Zezé Motta narra a autobiografia de Viola Davis: ‘Semelhanças existem, apenas o cenário muda’

Os ouvintes do audiolivro da autobiografia de Viola Davis, intitulado “Em Busca de Mim”, terão a oportunidade de ouvir uma voz bastante conhecida no Brasil: Zezé Motta é a narradora da versão brasileira, que é uma exclusividade da Audible. O convite para participar do projeto surgiu de forma inesperada, como revelou a atriz em entrevista à Splash. Enquanto lia a obra de Davis, recebeu uma proposta de Taís Araújo para visitar sua casa e conhecer Viola pessoalmente. Davis e Araújo mantêm uma amizade que, em uma conversa recente com a Splash, a atriz americana descreveu como “espiritual”.

Zezé compartilhou: “Eu sou um pouco avessa a sair de casa. Geralmente, só saio para trabalhar. Mas, nesse caso, decidi aceitar o convite da Taís e achei incrível estar lendo o livro da Viola ao mesmo tempo em que recebi a proposta de conhecê-la.” Durante o encontro, Motta e Davis tiveram uma breve conversa, que ela descreveu como “ótima”. Algumas semanas depois, recebeu a proposta da Audible para narrar a obra. “Percebi que não existem coincidências. Isso foi um sinal. Aceitei prontamente.”
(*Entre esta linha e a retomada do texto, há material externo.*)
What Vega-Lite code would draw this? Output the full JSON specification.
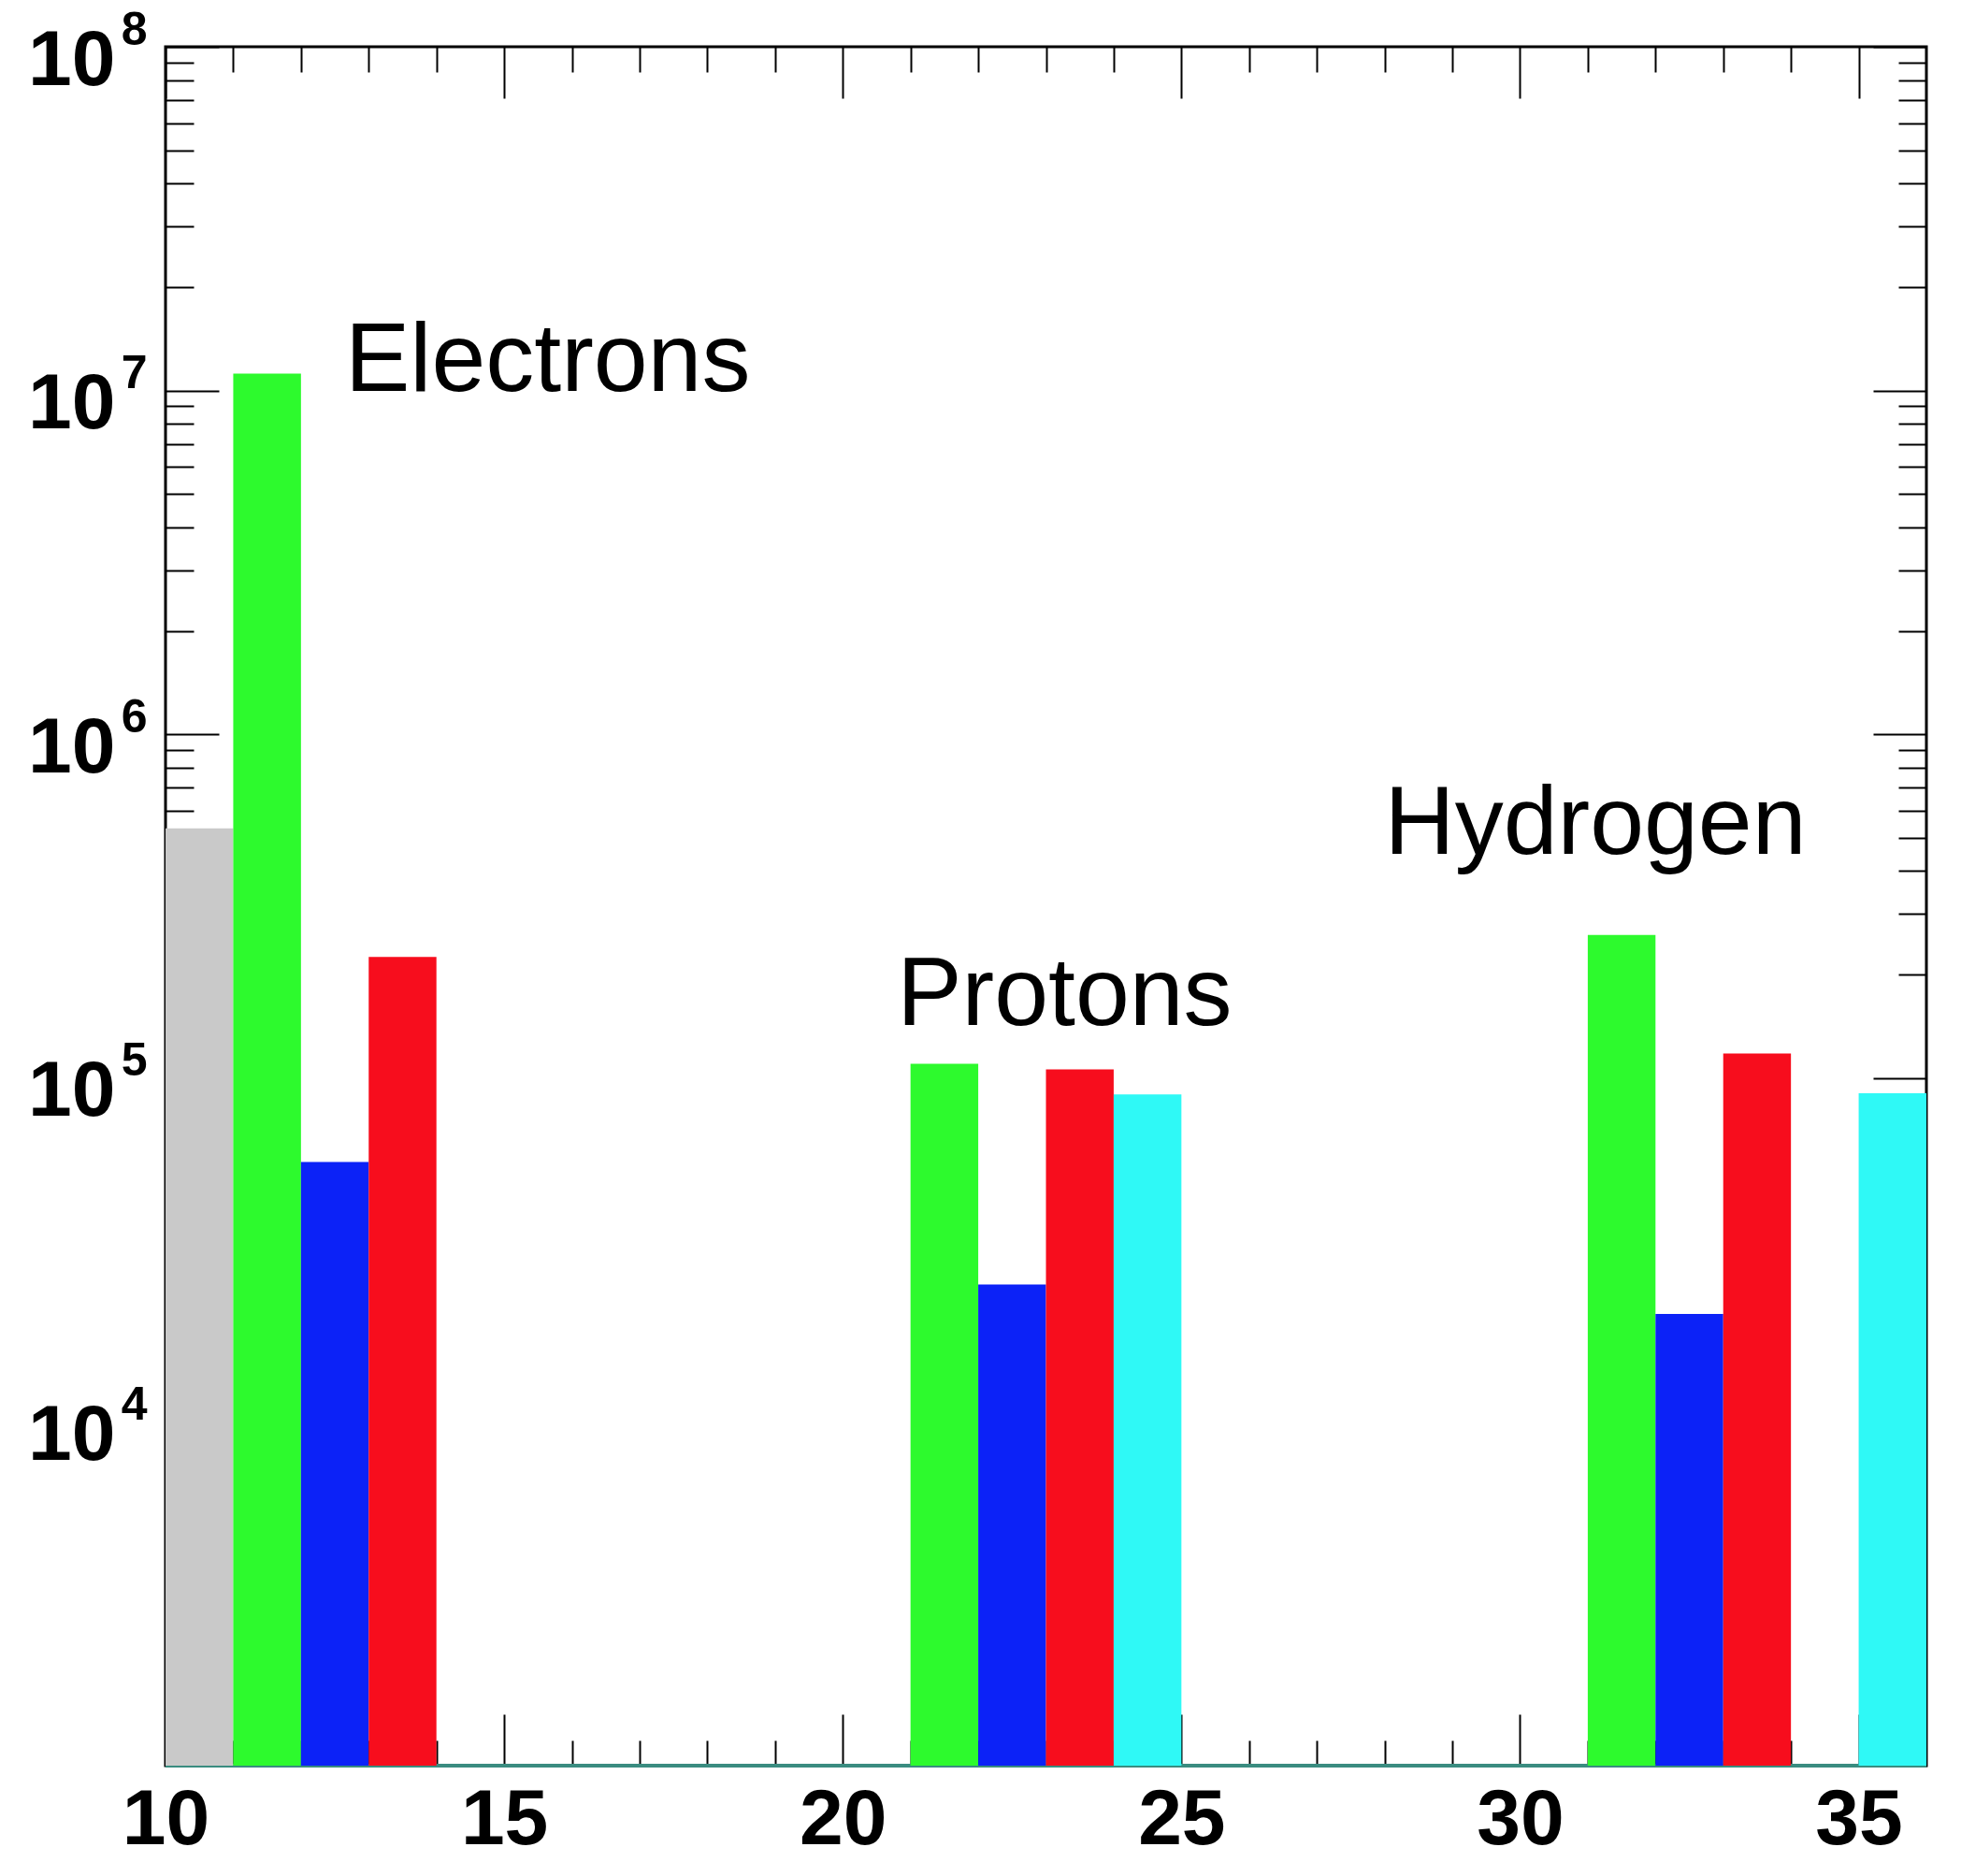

“Em Busca de Mim” é uma autobiografia que detalha a difícil trajetória da infância de Viola Davis até seu sucesso como atriz, abordando questões como racismo e os traumas que a marcaram. A narrativa também fala sobre a busca por autoconhecimento, aceitação e o poder transformador da arte em sua vida.

Motta revelou que as gravações duraram meses e que, em cada dia, se emocionou com a história de Viola. “Que mulher forte, resiliente, determinada a vencer.” Ao ser questionada sobre as similaridades entre suas histórias de vida, Motta observou que as semelhanças não existem apenas entre elas, mas entre todas as mulheres negras. “Nossas histórias se entrelaçam. Se você prestar atenção, verá que são bem similares… A mesma desigualdade, os abusos, o racismo, as torturas. Tudo é igual, só muda o endereço.”
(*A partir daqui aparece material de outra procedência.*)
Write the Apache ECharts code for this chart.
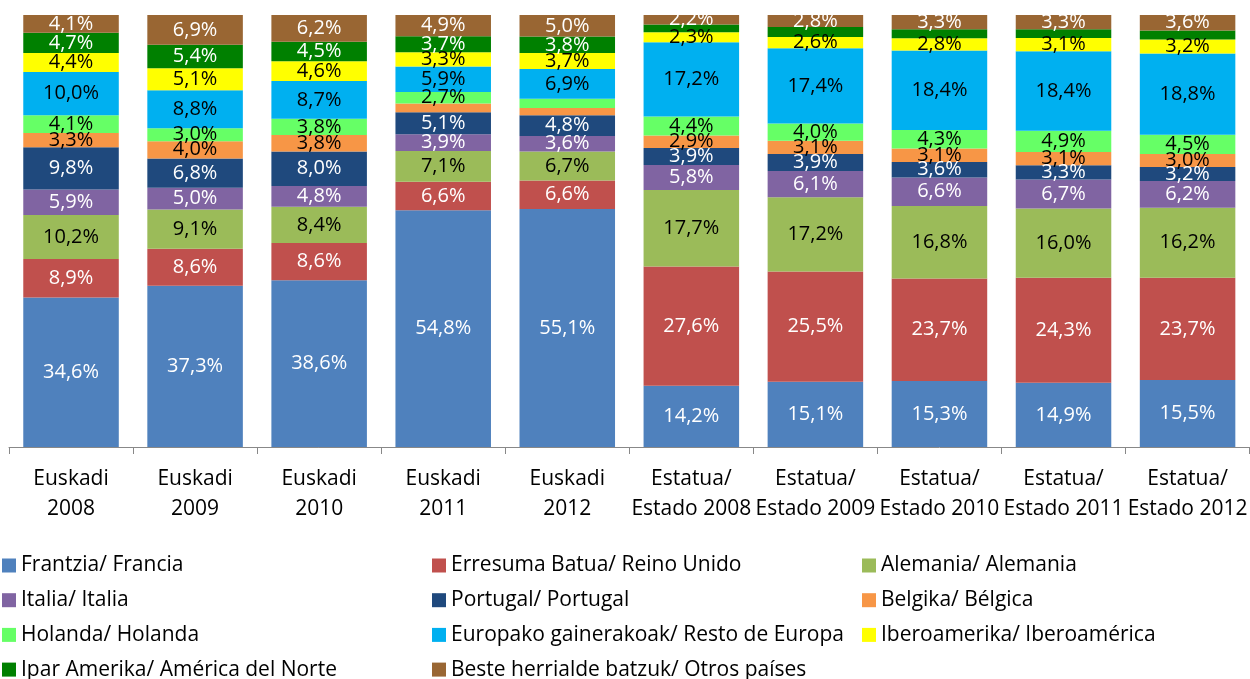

Essa não é a primeira vez que Motta narra um audiolivro. Em 2022, ela deu voz a “Torto Arado”, de Itamar Vieira Junior, uma das obras mais impactantes da literatura brasileira dos últimos anos, que conquistou os principais prêmios literários do país, incluindo o Jabuti, em 2020, e se tornou um dos mais vendidos de 2021.

A atriz afirmou que tanto “Em Busca de Mim” quanto “Torto Arado” foram narrativas que a tocaram profundamente. “Ambas as histórias são intensas e me emocionaram do início ao fim. ‘Torto Arado’ possui um vocabulário mais sofisticado, enquanto ‘Em Busca de Mim’ traz a história verdadeira e forte de Viola, que é repleta de tristeza, mas também de resiliência.”

Apesar de sua longa trajetória, a artista encontrou novos desafios durante o processo de narração. “Cada narração possui suas particularidades e vocabulários… São histórias contadas, cada uma com suas questões. O processo pode ser lento, pois exige atenção, pausas e entonação, além de nos imergir na narrativa. Precisamos saborear cada palavra, cada frase, cada ponto.”

Para Zezé Motta, a literatura é um caminho fundamental para a evolução intelectual da sociedade. “Os livros educam e ensinam. No Brasil, ainda somos um país com grande ignorância em relação ao racismo. É crucial educar, transformar conceitos e questionar estruturas. Livros e histórias são essenciais.”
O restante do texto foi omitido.